In 2008, I started working in Sydney as a contractor. One particular Sunday night, my head pastor spoke about un-forgiveness. Whilst I was driving to work, the Holy Spirit challenged me about this. I started reviewing who it was that I had un-forgiveness towards. It didn’t take long for me to realise it was my mother. Not long prior to that point in time, I had purchased a “Planetshakers” CD, and it contained a remake of a very old song I used to sing when I started going to Lighthouse. The song was “Come Holy Spirit, fall a fresh on me”. As the song played, I kept saying to myself “I’ve forgiven mum for the pain she put me through”. It was at that point that the Holy Spirit told me to say “Mum, I forgive you”. I couldn’t do it.

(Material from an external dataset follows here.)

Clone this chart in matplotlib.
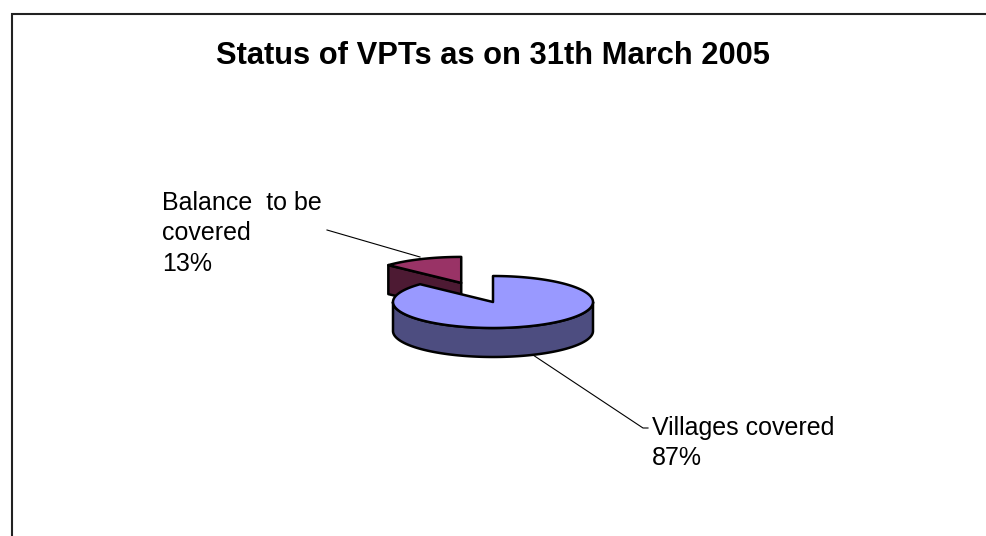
import numpy as np
import matplotlib
matplotlib.use("Agg")
import matplotlib.pyplot as plt
from matplotlib.patches import Polygon, Rectangle

# Données du graphique
labels = ["Villages covered", "Balance  to be\ncovered"]
values = [87, 13]
top_colors = ["#9999FF", "#993366"]
side_colors = ["#4D4D80", "#4D1A33"]
title = "Status of VPTs as on 31th March 2005"

plt.rcParams['font.family'] = ['Liberation Sans', 'DejaVu Sans']

fig = plt.figure(figsize=(9.86, 5.36), dpi=100)
ax = fig.add_axes([0, 0, 1, 1])
ax.set_xlim(0, 986)
ax.set_ylim(536, 0)
ax.axis('off')

# cadre du graphique
fig.patches.append(Rectangle((11.5 / 986, -0.1), 1.1, (536 - 13.5) / 536 + 0.1,
                             transform=fig.transFigure, fill=False,
                             edgecolor='#222222', linewidth=1.5))

# géométrie de la tarte 3D
cx, cy = 493, 302
rx, ry = 100, 26
depth = 29
explode = [0, 0.8]


def pt(x0, y0, ang, dz=0):
    a = np.deg2rad(ang)
    return x0 + rx * np.cos(a), y0 - ry * np.sin(a) + dz


# angles des parts (départ à 12h, sens horaire)
total = sum(values)
spans = [v / total * 360 for v in values]
wedges = []
start = 90
for v, s in zip(values, spans):
    wedges.append((start - s, start))
    start -= s

# ordre : petite part (derrière) puis grande part
order = [1, 0]
lw = 1.8
for i in order:
    t1, t2 = wedges[i]
    mid = np.deg2rad((t1 + t2) / 2)
    ox = cx + explode[i] * rx * np.cos(mid)
    oy = cy - explode[i] * ry * np.sin(mid)

    # faces latérales radiales visibles
    for edge in (t1, t2):
        e = np.deg2rad(edge)
        if np.sin(e) > 0 and ((edge == t2 and np.cos(e) < 0) or (edge == t1 and np.cos(e) > 0)):
            ex, ey = pt(ox, oy, edge)
            poly = [(ox, oy), (ex, ey), (ex, ey + depth), (ox, oy + depth)]
            ax.add_patch(Polygon(poly, closed=True, facecolor=side_colors[i],
                                 edgecolor='black', linewidth=lw, joinstyle='round'))

    # face latérale extérieure (avant, entre 180 et 360 degrés)
    a1, a2 = t1, t2
    if a2 < a1:
        a2 += 360
    for shift in (-360, 0, 360):
        lo_a = max(a1 + shift, 180)
        hi_a = min(a2 + shift, 360)
        if hi_a > lo_a:
            th = np.linspace(lo_a, hi_a, 120)
            top = [pt(ox, oy, t) for t in th]
            bot = [pt(ox, oy, t, depth) for t in th[::-1]]
            ax.add_patch(Polygon(top + bot, closed=True, facecolor=side_colors[i],
                                 edgecolor='black', linewidth=lw, joinstyle='round'))

    # face supérieure
    th = np.linspace(t1, t2, 200)
    top = [(ox, oy)] + [pt(ox, oy, t) for t in th]
    ax.add_patch(Polygon(top, closed=True, facecolor=top_colors[i],
                         edgecolor='black', linewidth=lw, joinstyle='round'))

# étiquettes et traits de rappel
ax.plot([327, 420], [230, 257], color='black', linewidth=0.8)
ax.plot([533, 643, 648], [355, 428, 428], color='black', linewidth=0.8)

fs = 18
ax.text(162, 191, f"{labels[1]}\n{values[1]}%", fontsize=fs, ha='left', va='top',
        linespacing=1.33)
ax.text(652, 416, f"{labels[0]}\n{values[0]}%", fontsize=fs, ha='left', va='top',
        linespacing=1.33)

ax.text(493, 56, title, fontsize=22.2, fontweight='bold', ha='center', va='center')

fig.savefig("out.png", dpi=100)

Try as much as I try, I just couldn’t do it. I kept pressing in, and pressing in, until I managed to mouth the words out, and started balling my eyes out. I was crying intensely, profusely, at 80km/h down a Sydney arterial road. How I didn’t manage to crash the car, I’ll never know. I kept on crying, but I could finally say the words: “I forgive you mum”.
In 2009 I connected with Freedom2B. It never ceases to amazes me how impacting each and every person is within Freedom2B, and how much love I have for all of them. Most people have a “sob story” but to see them united, as one, gives me immense hope. United we stand, divided we fall.
It is my hope that my story would help many out there who are on a similar journey. And if you are on that journey, consider joining Freedom2B, to find solace and understanding from those who have also had to “do it tough” over the years.
There’s not a day that goes by that I don’t thank God for what he has done in my life. He continues to shower me with blessings, above and beyond all measure. He is my God, and I love him with all my heart, with all my soul, with all my mind, and with my life. It is my prayer that you may get to know Him in this way too.